[star]The American Mind[star]

October 07, 2004

Post Defends Bush

The Washington Post editorial page understands that hindsight is always 20-20, and that to properly evaluate a decision we must understand the information known at the time. On Iraq and WMD they write (emphasis mine):

In the meantime the report will surely fuel the debate between Mr. Bush and Sen. John F. Kerry about whether the war should have been undertaken. The two have staked out dramatically contrasting positions, focusing on a theoretical question: If the president had known what the Iraq Survey Group now reports, would he have been right to order an invasion? Mr. Bush says he would have made the same decision; Mr. Kerry says he would not have. Yet in reality no president could have known what is known now. As long as Saddam Hussein remained in power and refused to cooperate fully with the United Nations, there could have been no certainty about his weapons. Mr. Bush had to decide whether the risks of invading outweighed those of standing pat without knowing for sure what U.S. forces would find in Iraq or what would happen once they were there.

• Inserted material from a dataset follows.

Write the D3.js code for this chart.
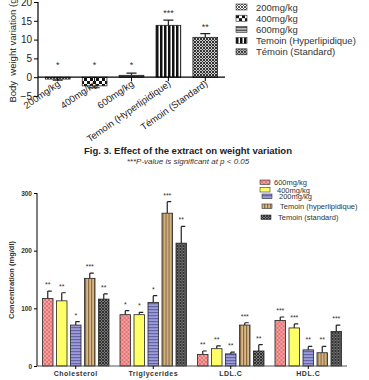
<!DOCTYPE html>
<html>
<head>
<meta charset="utf-8">
<script src="https://cdn.jsdelivr.net/npm/d3@7"></script>
<style>
  body { margin: 0; background: #fff; }
  svg { font-family: "Liberation Sans", Arial, sans-serif; }
</style>
</head>
<body>
<div id="chart"></div>
<script>
// ---- top chart data (weight variation, g)
var weightCats = ["200mg/kg", "400mg/kg", "600mg/kg", "Temoin (Hyperlipidique)", "Témoin (Standard)"];
var weightVals = [-0.5, -2.3, 0.5, 13.8, 10.6];
var weightErr = [0.3, 0.5, 0.6, 1.4, 1.0];
var weightStars = ["*", "*", "*", "***", "**"];
var weightTicks = [-5, 0, 5, 10, 15, 20];

// ---- bottom chart data (lipid profile, mg/dl)
var lipidGroups = ["Cholesterol", "Triglycerides", "LDL.C", "HDL.C"];
var lipidSeries = ["600mg/kg", "400mg/kg", "200mg/kg", "Temoin (hyperlipidique)", "Temoin (standard)"];
var lipidVals = [
  [117, 113, 71, 152, 116],
  [89, 89, 110, 265, 213],
  [20, 30, 21, 71, 26],
  [79, 66, 28, 23, 60]
];
var lipidErr = [
  [13, 14, 6, 9, 9],
  [7, 4, 12, 20, 29],
  [6, 5, 3, 4, 11],
  [6, 7, 6, 11, 11]
];
var lipidStars = [
  ["**", "**", "*", "***", "**"],
  ["*", "*", "*", "***", "**"],
  ["**", "**", "**", "***", "**"],
  ["***", "***", "**", "**", "***"]
];
var lipidTicks = [0, 100, 200, 300];

var svg = d3.select("#chart").append("svg").attr("width", 369).attr("height", 380);
var defs = svg.append("defs");

// hatch patterns
function pat(id, size, bg, draw) {
  var p = defs.append("pattern").attr("id", id).attr("patternUnits", "userSpaceOnUse")
    .attr("width", size).attr("height", size);
  p.append("rect").attr("width", size).attr("height", size).attr("fill", bg);
  draw(p);
}
pat("pFine", 3, "#fff", function (p) {
  p.append("path").attr("d", "M0,0L3,3M3,0L0,3").attr("stroke", "#555").attr("stroke-width", 1);
});
pat("pCheck", 6, "#fff", function (p) {
  p.append("rect").attr("width", 3).attr("height", 3).attr("fill", "#111");
  p.append("rect").attr("x", 3).attr("y", 3).attr("width", 3).attr("height", 3).attr("fill", "#111");
});
pat("pHoriz", 3, "#fff", function (p) {
  p.append("rect").attr("width", 3).attr("height", 2).attr("fill", "#555");
});
pat("pVert", 4, "#fff", function (p) {
  p.append("rect").attr("width", 2.5).attr("height", 4).attr("fill", "#111");
});
pat("pFine2", 3, "#ccc", function (p) {
  p.append("path").attr("d", "M0,0L3,3M3,0L0,3").attr("stroke", "#333").attr("stroke-width", 1);
});
pat("lPink", 4, "#f4a0a0", function (p) {
  p.append("path").attr("d", "M0,0L4,4M4,0L0,4").attr("stroke", "#e06a6a").attr("stroke-width", 0.8);
});
pat("lYellow", 4, "#ffff66", function (p) {});
pat("lPurple", 3, "#9c9cd8", function (p) {
  p.append("rect").attr("width", 3).attr("height", 1.2).attr("fill", "#6464a8");
});
pat("lTan", 3, "#d8b888", function (p) {
  p.append("rect").attr("width", 1.2).attr("height", 3).attr("fill", "#8a6a40");
});
pat("lGray", 3, "#777", function (p) {
  p.append("path").attr("d", "M0,0L3,3M3,0L0,3").attr("stroke", "#333").attr("stroke-width", 1);
});
var topFills = ["url(#pFine)", "url(#pCheck)", "url(#pHoriz)", "url(#pVert)", "url(#pFine2)"];
var lipidFills = ["url(#lPink)", "url(#lYellow)", "url(#lPurple)", "url(#lTan)", "url(#lGray)"];

// ================= top chart =================
var yT = d3.scaleLinear().domain([-5, 20]).range([96, 2]);
var xT = d3.scaleBand().domain(weightCats).range([38, 225]).paddingInner(0.33).paddingOuter(0.2);
var gT = svg.append("g");

gT.append("g").attr("transform", "translate(38,0)")
  .call(d3.axisLeft(yT).tickValues(weightTicks).tickSize(4).tickPadding(2))
  .call(function (g) {
    g.select(".domain").attr("d", "M0," + yT(-5) + "V" + yT(20)).attr("stroke-width", 1.2);
    g.selectAll("text").attr("font-size", 10).attr("fill", "#222").attr("font-family", "Liberation Sans, Arial");
  });

gT.selectAll(".barT").data(weightVals).enter().append("rect")
  .attr("x", function (d, i) { return xT(weightCats[i]); })
  .attr("width", xT.bandwidth())
  .attr("y", function (d) { return yT(Math.max(0, d)); })
  .attr("height", function (d) { return Math.abs(yT(d) - yT(0)); })
  .attr("fill", function (d, i) { return topFills[i]; })
  .attr("stroke", "#222").attr("stroke-width", 0.8);

gT.selectAll(".errT").data(weightVals).enter().append("path")
  .attr("d", function (d, i) {
    var cx = xT(weightCats[i]) + xT.bandwidth() / 2;
    var e = d < 0 ? d - weightErr[i] : d + weightErr[i];
    return "M" + cx + "," + yT(d) + "V" + yT(e) + "M" + (cx - 5) + "," + yT(e) + "H" + (cx + 5);
  })
  .attr("stroke", "#222").attr("stroke-width", 1.2).attr("fill", "none");

gT.selectAll(".starT").data(weightStars).enter().append("text")
  .attr("x", function (d, i) { return xT(weightCats[i]) + xT.bandwidth() / 2; })
  .attr("y", function (d, i) {
    var v = weightVals[i];
    return v < 2 ? 68 : yT(v + weightErr[i]) - 4;
  })
  .attr("text-anchor", "middle").attr("font-size", 9).attr("fill", "#333").text(function (d) { return d; });

// zero axis with ticks
var xAxisT = gT.append("g").attr("transform", "translate(0," + yT(0) + ")")
  .call(d3.axisBottom(xT).tickSize(4).tickFormat(""));
xAxisT.select(".domain").attr("d", "M38,0H225").attr("stroke-width", 1.2);

gT.selectAll(".catT").data(weightCats).enter().append("text")
  .attr("transform", function (d) {
    return "translate(" + (xT(d) + xT.bandwidth() / 2 + 3) + "," + (yT(0) + 8) + ") rotate(-35)";
  })
  .attr("text-anchor", "end").attr("font-size", 9.5).attr("fill", "#222").text(function (d) { return d; });

gT.append("text").attr("transform", "translate(16,49) rotate(-90)")
  .attr("text-anchor", "middle").attr("font-size", 9.5).attr("fill", "#222")
  .attr("xml:space", "preserve").text("Body  weight variation (g)");

// top legend
var legT = gT.selectAll(".legT").data(weightCats).enter().append("g")
  .attr("transform", function (d, i) { return "translate(236," + (4 + i * 11.2) + ")"; });
legT.append("rect").attr("width", 11).attr("height", 6)
  .attr("fill", function (d, i) { return topFills[i]; }).attr("stroke", "#333").attr("stroke-width", 0.6);
legT.append("text").attr("x", 20).attr("y", 6.5).attr("font-size", 9.5).attr("fill", "#333")
  .text(function (d) { return d; });

// caption
svg.append("text").attr("x", 188).attr("y", 154).attr("text-anchor", "middle")
  .attr("font-size", 9.5).attr("font-weight", "bold").attr("fill", "#222")
  .text("Fig. 3. Effect of the extract on weight variation");
svg.append("text").attr("x", 188).attr("y", 164).attr("text-anchor", "middle")
  .attr("font-size", 8).attr("font-style", "italic").attr("fill", "#333")
  .text("***P-value is significant at p < 0.05");

// ================= bottom chart =================
var yB = d3.scaleLinear().domain([0, 300]).range([366, 193]);
var x0 = d3.scaleBand().domain(lipidGroups).range([37, 347]);
var x1 = d3.scaleBand().domain(lipidSeries).range([5.5, 72]).paddingInner(0.25);
var gB = svg.append("g");

gB.append("g").attr("transform", "translate(37,0)")
  .call(d3.axisLeft(yB).tickValues(lipidTicks).tickSize(3).tickPadding(2))
  .call(function (g) {
    g.select(".domain").attr("d", "M0," + yB(0) + "V" + yB(300)).attr("stroke-width", 1);
    g.selectAll("text").attr("font-size", 6.5).attr("font-weight", "bold").attr("fill", "#333")
      .attr("font-family", "Liberation Sans, Arial");
  });

var grp = gB.selectAll(".grp").data(lipidGroups).enter().append("g")
  .attr("transform", function (d) { return "translate(" + x0(d) + ",0)"; });

grp.each(function (g, gi) {
  var sel = d3.select(this);
  lipidSeries.forEach(function (s, si) {
    var v = lipidVals[gi][si], e = v + lipidErr[gi][si];
    var bx = x1(s), cx = bx + x1.bandwidth() / 2;
    sel.append("path")
      .attr("d", "M" + cx + "," + yB(v) + "V" + yB(e) + "M" + cx + "," + yB(e) + "H" + (cx + 4))
      .attr("stroke", "#222").attr("stroke-width", 1.2).attr("fill", "none");
    sel.append("rect").attr("x", bx).attr("width", x1.bandwidth())
      .attr("y", yB(v)).attr("height", yB(0) - yB(v))
      .attr("fill", lipidFills[si]).attr("stroke", "#222").attr("stroke-width", 0.8);
    sel.append("text").attr("x", cx).attr("y", yB(e) - 4).attr("text-anchor", "middle")
      .attr("font-size", 7).attr("fill", "#333").text(lipidStars[gi][si]);
  });
});

var xAxisB = gB.append("g").attr("transform", "translate(0," + yB(0) + ")")
  .call(d3.axisBottom(x0).tickSize(3).tickPadding(2))
  .call(function (g) {
    g.select(".domain").attr("d", "M37,0H347").attr("stroke", "#555").attr("stroke-width", 1.2);
    g.selectAll("text").attr("font-size", 7).attr("font-weight", "bold").attr("fill", "#333")
      .attr("font-family", "Liberation Sans, Arial").attr("letter-spacing", 0.5);
  });

gB.append("text").attr("transform", "translate(14,280) rotate(-90)")
  .attr("text-anchor", "middle").attr("font-size", 7.5).attr("font-weight", "bold").attr("fill", "#333")
  .text("Concentration (mg/dl)");

// bottom legend
var legPos = [[260, 180, 274], [260, 187.5, 277], [262, 194, 279], [262, 204, 280], [261, 215, 278]];
var legB = gB.selectAll(".legB").data(lipidSeries).enter().append("g");
legB.append("rect")
  .attr("x", function (d, i) { return legPos[i][0]; })
  .attr("y", function (d, i) { return legPos[i][1]; })
  .attr("width", 10).attr("height", 4.5)
  .attr("fill", function (d, i) { return lipidFills[i]; }).attr("stroke", "#333").attr("stroke-width", 0.6);
legB.append("text")
  .attr("x", function (d, i) { return legPos[i][2]; })
  .attr("y", function (d, i) { return legPos[i][1] + 5; })
  .attr("font-size", 7.5).attr("fill", "#333").text(function (d) { return d; });
</script>
</body>
</html>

There's a difference between lying and being wrong. The President and "most other Western intelligence agencies" were the latter. (An interesting question from the Bush bashers would be "After the intelligence failure of 09.11.01 why did the President have faith in them when it came to Saddam's WMD?) MoveOn.org, Michael Moore, and Kerry Edwards cannot simply use the lack of WMD to prove Bush lied. They must find some evidence that Bush knew there weren't WMD but said there were anyway. They must then explain (with evidence) why it would be politically smart for Bush to take the country to war. The anti-Bushies can't do either so instead they should "Bush lied, people died!" and use the Halliburton smear.